#### Short task:
Carry none of the pictures over; set down the material below exactly.

#### Information provided:
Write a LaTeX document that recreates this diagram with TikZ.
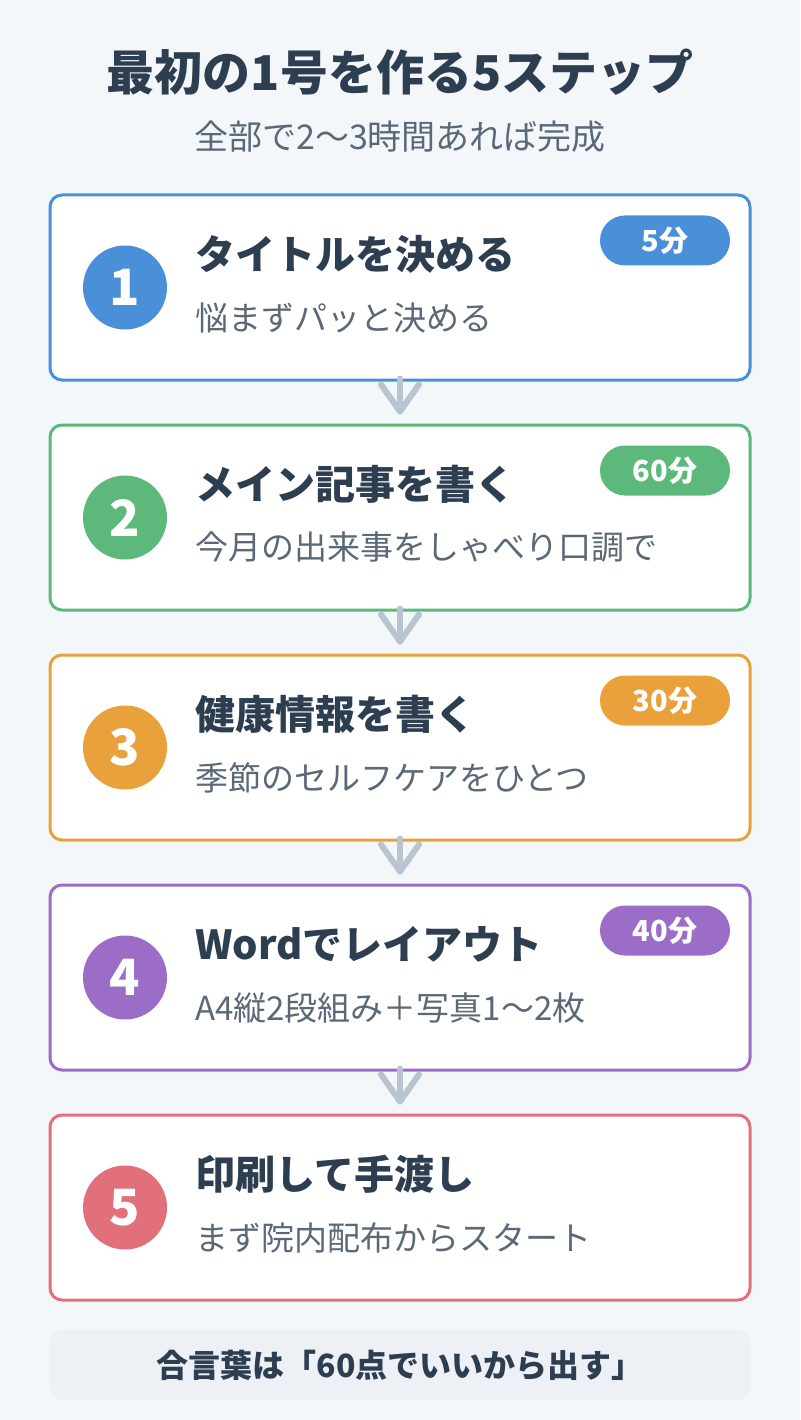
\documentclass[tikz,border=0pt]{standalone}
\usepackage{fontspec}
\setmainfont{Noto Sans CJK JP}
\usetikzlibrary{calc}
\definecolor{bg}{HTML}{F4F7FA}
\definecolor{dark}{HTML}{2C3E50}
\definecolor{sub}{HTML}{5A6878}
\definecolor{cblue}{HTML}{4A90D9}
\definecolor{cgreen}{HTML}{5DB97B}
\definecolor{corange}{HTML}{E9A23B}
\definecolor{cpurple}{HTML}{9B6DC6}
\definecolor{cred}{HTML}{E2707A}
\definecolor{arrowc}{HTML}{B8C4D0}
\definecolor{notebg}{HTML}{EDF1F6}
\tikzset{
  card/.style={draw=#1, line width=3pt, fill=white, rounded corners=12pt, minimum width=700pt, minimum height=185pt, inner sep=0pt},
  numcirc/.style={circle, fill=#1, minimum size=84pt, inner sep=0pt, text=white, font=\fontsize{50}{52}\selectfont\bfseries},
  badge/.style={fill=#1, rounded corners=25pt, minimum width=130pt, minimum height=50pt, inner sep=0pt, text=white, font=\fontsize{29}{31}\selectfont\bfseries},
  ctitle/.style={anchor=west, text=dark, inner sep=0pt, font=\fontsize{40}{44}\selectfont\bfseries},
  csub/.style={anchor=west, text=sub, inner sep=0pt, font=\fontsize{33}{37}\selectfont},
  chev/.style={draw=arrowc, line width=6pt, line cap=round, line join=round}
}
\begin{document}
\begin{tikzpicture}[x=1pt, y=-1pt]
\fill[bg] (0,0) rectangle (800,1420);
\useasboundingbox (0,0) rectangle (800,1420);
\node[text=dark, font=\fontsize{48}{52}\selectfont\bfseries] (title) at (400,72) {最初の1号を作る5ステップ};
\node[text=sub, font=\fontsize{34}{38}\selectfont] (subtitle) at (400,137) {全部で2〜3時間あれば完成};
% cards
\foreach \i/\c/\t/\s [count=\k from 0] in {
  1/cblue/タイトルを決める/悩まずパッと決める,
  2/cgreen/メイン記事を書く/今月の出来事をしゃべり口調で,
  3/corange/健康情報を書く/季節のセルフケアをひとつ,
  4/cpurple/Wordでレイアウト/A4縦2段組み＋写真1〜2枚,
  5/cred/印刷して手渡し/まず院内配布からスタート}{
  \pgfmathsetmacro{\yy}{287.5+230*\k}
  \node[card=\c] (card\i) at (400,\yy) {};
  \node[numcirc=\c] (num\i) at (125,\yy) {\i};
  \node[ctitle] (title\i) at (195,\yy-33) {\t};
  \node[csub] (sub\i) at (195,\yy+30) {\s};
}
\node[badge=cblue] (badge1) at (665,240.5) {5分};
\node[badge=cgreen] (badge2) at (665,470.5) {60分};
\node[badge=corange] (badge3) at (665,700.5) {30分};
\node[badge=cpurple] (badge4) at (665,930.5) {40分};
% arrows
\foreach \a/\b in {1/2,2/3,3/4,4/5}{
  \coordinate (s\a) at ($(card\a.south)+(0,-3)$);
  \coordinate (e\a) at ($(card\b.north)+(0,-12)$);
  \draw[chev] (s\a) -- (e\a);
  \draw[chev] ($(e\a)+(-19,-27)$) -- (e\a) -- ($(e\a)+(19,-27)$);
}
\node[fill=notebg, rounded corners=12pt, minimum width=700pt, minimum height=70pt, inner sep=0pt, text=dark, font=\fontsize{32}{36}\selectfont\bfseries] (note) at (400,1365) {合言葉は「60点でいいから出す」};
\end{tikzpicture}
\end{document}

#### Full answer:
Write a LaTeX document that recreates this diagram with TikZ.
\documentclass[tikz,border=0pt]{standalone}
\usepackage{fontspec}
\setmainfont{Noto Sans CJK JP}
\usetikzlibrary{calc}
\definecolor{bg}{HTML}{F4F7FA}
\definecolor{dark}{HTML}{2C3E50}
\definecolor{sub}{HTML}{5A6878}
\definecolor{cblue}{HTML}{4A90D9}
\definecolor{cgreen}{HTML}{5DB97B}
\definecolor{corange}{HTML}{E9A23B}
\definecolor{cpurple}{HTML}{9B6DC6}
\definecolor{cred}{HTML}{E2707A}
\definecolor{arrowc}{HTML}{B8C4D0}
\definecolor{notebg}{HTML}{EDF1F6}
\tikzset{
  card/.style={draw=#1, line width=3pt, fill=white, rounded corners=12pt, minimum width=700pt, minimum height=185pt, inner sep=0pt},
  numcirc/.style={circle, fill=#1, minimum size=84pt, inner sep=0pt, text=white, font=\fontsize{50}{52}\selectfont\bfseries},
  badge/.style={fill=#1, rounded corners=25pt, minimum width=130pt, minimum height=50pt, inner sep=0pt, text=white, font=\fontsize{29}{31}\selectfont\bfseries},
  ctitle/.style={anchor=west, text=dark, inner sep=0pt, font=\fontsize{40}{44}\selectfont\bfseries},
  csub/.style={anchor=west, text=sub, inner sep=0pt, font=\fontsize{33}{37}\selectfont},
  chev/.style={draw=arrowc, line width=6pt, line cap=round, line join=round}
}
\begin{document}
\begin{tikzpicture}[x=1pt, y=-1pt]
\fill[bg] (0,0) rectangle (800,1420);
\useasboundingbox (0,0) rectangle (800,1420);
\node[text=dark, font=\fontsize{48}{52}\selectfont\bfseries] (title) at (400,72) {最初の1号を作る5ステップ};
\node[text=sub, font=\fontsize{34}{38}\selectfont] (subtitle) at (400,137) {全部で2〜3時間あれば完成};
% cards
\foreach \i/\c/\t/\s [count=\k from 0] in {
  1/cblue/タイトルを決める/悩まずパッと決める,
  2/cgreen/メイン記事を書く/今月の出来事をしゃべり口調で,
  3/corange/健康情報を書く/季節のセルフケアをひとつ,
  4/cpurple/Wordでレイアウト/A4縦2段組み＋写真1〜2枚,
  5/cred/印刷して手渡し/まず院内配布からスタート}{
  \pgfmathsetmacro{\yy}{287.5+230*\k}
  \node[card=\c] (card\i) at (400,\yy) {};
  \node[numcirc=\c] (num\i) at (125,\yy) {\i};
  \node[ctitle] (title\i) at (195,\yy-33) {\t};
  \node[csub] (sub\i) at (195,\yy+30) {\s};
}
\node[badge=cblue] (badge1) at (665,240.5) {5分};
\node[badge=cgreen] (badge2) at (665,470.5) {60分};
\node[badge=corange] (badge3) at (665,700.5) {30分};
\node[badge=cpurple] (badge4) at (665,930.5) {40分};
% arrows
\foreach \a/\b in {1/2,2/3,3/4,4/5}{
  \coordinate (s\a) at ($(card\a.south)+(0,-3)$);
  \coordinate (e\a) at ($(card\b.north)+(0,-12)$);
  \draw[chev] (s\a) -- (e\a);
  \draw[chev] ($(e\a)+(-19,-27)$) -- (e\a) -- ($(e\a)+(19,-27)$);
}
\node[fill=notebg, rounded corners=12pt, minimum width=700pt, minimum height=70pt, inner sep=0pt, text=dark, font=\fontsize{32}{36}\selectfont\bfseries] (note) at (400,1365) {合言葉は「60点でいいから出す」};
\end{tikzpicture}
\end{document}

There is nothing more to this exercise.